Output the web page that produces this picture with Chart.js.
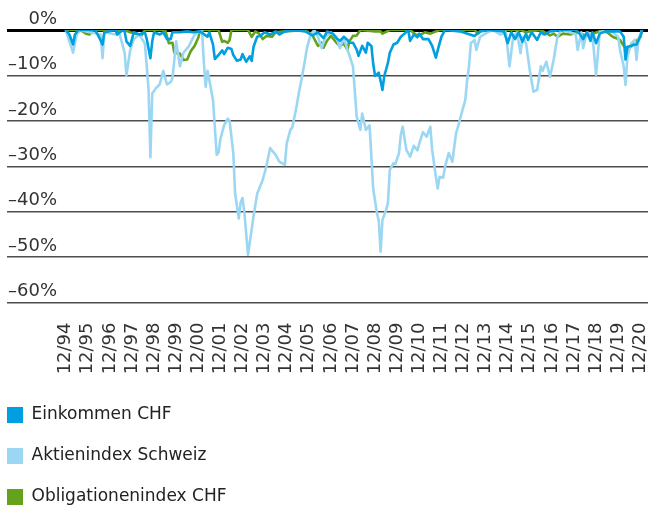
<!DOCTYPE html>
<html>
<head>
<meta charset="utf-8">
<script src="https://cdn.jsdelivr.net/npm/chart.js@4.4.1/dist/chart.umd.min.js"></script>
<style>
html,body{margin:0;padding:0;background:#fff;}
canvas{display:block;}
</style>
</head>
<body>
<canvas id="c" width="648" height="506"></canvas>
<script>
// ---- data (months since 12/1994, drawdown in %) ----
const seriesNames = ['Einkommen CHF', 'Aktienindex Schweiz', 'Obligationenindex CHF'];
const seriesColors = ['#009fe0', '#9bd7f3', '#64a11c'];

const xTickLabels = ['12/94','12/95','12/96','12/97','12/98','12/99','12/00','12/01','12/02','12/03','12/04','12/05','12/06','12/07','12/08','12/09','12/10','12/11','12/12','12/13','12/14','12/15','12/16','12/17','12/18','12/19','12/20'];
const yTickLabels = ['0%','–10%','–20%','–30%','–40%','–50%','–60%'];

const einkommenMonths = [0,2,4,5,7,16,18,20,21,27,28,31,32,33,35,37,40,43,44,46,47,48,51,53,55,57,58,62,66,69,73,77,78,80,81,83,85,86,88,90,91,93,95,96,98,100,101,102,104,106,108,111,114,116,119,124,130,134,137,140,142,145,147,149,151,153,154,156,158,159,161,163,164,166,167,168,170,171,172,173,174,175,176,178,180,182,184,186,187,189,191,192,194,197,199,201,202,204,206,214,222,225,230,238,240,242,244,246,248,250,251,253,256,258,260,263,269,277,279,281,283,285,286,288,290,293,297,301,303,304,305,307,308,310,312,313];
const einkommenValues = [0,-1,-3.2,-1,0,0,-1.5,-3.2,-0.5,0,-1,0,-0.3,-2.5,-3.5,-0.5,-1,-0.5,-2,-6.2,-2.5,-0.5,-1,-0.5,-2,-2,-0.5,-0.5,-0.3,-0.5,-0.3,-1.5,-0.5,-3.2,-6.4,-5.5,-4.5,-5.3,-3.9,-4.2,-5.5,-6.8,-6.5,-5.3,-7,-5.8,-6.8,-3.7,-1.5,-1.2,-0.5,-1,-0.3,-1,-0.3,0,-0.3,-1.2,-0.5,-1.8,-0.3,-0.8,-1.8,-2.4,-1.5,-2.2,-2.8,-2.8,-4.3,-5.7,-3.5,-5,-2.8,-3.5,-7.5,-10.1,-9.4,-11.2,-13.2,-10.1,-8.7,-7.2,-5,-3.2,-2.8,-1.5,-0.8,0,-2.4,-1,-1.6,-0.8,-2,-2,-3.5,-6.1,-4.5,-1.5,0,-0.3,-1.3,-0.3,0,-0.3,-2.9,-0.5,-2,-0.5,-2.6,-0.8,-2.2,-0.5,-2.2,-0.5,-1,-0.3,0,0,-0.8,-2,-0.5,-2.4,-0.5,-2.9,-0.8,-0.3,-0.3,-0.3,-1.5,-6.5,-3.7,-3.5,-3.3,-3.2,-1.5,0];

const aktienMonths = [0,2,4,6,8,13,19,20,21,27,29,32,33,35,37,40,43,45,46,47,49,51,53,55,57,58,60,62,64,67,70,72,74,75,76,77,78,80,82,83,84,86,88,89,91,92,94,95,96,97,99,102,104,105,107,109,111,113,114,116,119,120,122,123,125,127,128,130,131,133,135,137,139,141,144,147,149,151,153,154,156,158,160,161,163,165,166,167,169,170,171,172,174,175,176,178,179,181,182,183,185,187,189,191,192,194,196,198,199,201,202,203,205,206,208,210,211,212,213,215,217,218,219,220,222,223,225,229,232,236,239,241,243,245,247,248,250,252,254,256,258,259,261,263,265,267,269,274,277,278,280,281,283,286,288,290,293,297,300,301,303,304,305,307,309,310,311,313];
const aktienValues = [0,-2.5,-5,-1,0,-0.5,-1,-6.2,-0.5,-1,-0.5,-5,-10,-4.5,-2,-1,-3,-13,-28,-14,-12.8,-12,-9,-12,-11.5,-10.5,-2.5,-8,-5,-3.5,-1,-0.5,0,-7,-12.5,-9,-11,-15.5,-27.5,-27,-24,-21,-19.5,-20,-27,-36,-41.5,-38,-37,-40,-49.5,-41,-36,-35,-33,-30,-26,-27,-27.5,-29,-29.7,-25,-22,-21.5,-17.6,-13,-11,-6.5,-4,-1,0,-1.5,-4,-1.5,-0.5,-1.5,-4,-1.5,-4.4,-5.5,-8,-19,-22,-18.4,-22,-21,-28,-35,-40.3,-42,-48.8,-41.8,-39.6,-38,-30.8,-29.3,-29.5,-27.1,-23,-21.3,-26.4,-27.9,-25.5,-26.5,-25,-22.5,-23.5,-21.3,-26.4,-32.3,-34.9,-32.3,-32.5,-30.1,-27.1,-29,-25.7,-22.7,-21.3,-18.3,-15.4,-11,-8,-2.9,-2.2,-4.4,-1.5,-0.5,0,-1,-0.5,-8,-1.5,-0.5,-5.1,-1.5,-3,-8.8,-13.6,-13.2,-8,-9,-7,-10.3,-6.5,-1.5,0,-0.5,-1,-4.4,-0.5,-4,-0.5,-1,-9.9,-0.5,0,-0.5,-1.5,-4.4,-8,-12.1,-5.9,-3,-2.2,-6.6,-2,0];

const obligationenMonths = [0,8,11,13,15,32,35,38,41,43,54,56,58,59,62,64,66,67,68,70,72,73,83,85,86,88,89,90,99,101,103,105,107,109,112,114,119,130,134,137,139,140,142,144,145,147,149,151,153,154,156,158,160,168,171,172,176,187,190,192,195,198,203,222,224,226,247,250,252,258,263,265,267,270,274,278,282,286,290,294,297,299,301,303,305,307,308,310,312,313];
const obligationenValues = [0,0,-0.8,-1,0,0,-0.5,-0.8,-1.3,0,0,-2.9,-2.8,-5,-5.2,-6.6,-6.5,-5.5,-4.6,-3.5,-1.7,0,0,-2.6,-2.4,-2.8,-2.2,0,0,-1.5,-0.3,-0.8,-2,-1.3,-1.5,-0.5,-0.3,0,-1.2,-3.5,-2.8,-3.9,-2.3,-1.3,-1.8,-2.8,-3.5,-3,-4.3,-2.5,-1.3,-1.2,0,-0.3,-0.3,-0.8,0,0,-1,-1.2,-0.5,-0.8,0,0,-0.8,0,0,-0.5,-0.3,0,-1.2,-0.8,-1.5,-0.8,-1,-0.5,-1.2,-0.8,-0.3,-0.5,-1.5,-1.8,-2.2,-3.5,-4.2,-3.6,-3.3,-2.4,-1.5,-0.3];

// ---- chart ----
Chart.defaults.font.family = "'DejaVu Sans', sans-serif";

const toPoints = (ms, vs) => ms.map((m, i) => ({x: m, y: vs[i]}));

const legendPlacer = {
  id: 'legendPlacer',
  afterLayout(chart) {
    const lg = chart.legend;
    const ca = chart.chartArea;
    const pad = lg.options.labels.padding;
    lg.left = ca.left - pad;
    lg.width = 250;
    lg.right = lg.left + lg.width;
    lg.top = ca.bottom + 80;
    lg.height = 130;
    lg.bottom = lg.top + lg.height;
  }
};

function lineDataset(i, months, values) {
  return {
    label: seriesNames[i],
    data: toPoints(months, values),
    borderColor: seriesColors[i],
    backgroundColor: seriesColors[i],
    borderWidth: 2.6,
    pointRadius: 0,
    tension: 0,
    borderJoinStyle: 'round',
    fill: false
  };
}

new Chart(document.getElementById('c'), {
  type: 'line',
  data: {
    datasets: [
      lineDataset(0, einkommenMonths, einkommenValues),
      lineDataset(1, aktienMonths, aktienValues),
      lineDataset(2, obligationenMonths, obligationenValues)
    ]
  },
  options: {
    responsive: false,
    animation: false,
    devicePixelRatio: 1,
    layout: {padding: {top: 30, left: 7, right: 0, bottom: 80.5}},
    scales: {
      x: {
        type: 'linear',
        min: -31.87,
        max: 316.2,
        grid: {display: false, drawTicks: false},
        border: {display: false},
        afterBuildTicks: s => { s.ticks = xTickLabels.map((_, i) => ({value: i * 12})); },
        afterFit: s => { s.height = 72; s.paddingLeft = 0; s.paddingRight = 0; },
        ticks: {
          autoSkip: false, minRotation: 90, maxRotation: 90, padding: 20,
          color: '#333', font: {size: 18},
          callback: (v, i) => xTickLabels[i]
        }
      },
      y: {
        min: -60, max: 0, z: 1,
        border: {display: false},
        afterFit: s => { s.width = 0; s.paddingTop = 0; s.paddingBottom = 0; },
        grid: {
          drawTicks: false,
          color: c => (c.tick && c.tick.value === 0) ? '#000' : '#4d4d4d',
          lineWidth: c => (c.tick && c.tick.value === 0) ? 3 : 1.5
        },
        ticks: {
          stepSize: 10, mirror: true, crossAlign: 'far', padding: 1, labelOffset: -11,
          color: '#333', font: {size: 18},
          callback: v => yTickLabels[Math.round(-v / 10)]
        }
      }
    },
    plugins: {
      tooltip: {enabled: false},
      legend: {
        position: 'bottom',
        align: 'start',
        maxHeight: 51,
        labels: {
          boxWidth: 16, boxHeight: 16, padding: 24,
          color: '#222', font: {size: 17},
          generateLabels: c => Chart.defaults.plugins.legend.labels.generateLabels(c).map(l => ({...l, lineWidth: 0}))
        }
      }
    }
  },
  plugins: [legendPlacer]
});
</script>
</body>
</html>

### Prompt
Extract, word for word, each line from the top of the data down to and including the line with "yTickLabels = ['0%','–10%','–20%','–30%','–40%','–50%','–60%'];"; skip the pictures.

### Exercise answer
Output the web page that produces this picture with Chart.js.
<!DOCTYPE html>
<html>
<head>
<meta charset="utf-8">
<script src="https://cdn.jsdelivr.net/npm/chart.js@4.4.1/dist/chart.umd.min.js"></script>
<style>
html,body{margin:0;padding:0;background:#fff;}
canvas{display:block;}
</style>
</head>
<body>
<canvas id="c" width="648" height="506"></canvas>
<script>
// ---- data (months since 12/1994, drawdown in %) ----
const seriesNames = ['Einkommen CHF', 'Aktienindex Schweiz', 'Obligationenindex CHF'];
const seriesColors = ['#009fe0', '#9bd7f3', '#64a11c'];

const xTickLabels = ['12/94','12/95','12/96','12/97','12/98','12/99','12/00','12/01','12/02','12/03','12/04','12/05','12/06','12/07','12/08','12/09','12/10','12/11','12/12','12/13','12/14','12/15','12/16','12/17','12/18','12/19','12/20'];
const yTickLabels = ['0%','–10%','–20%','–30%','–40%','–50%','–60%'];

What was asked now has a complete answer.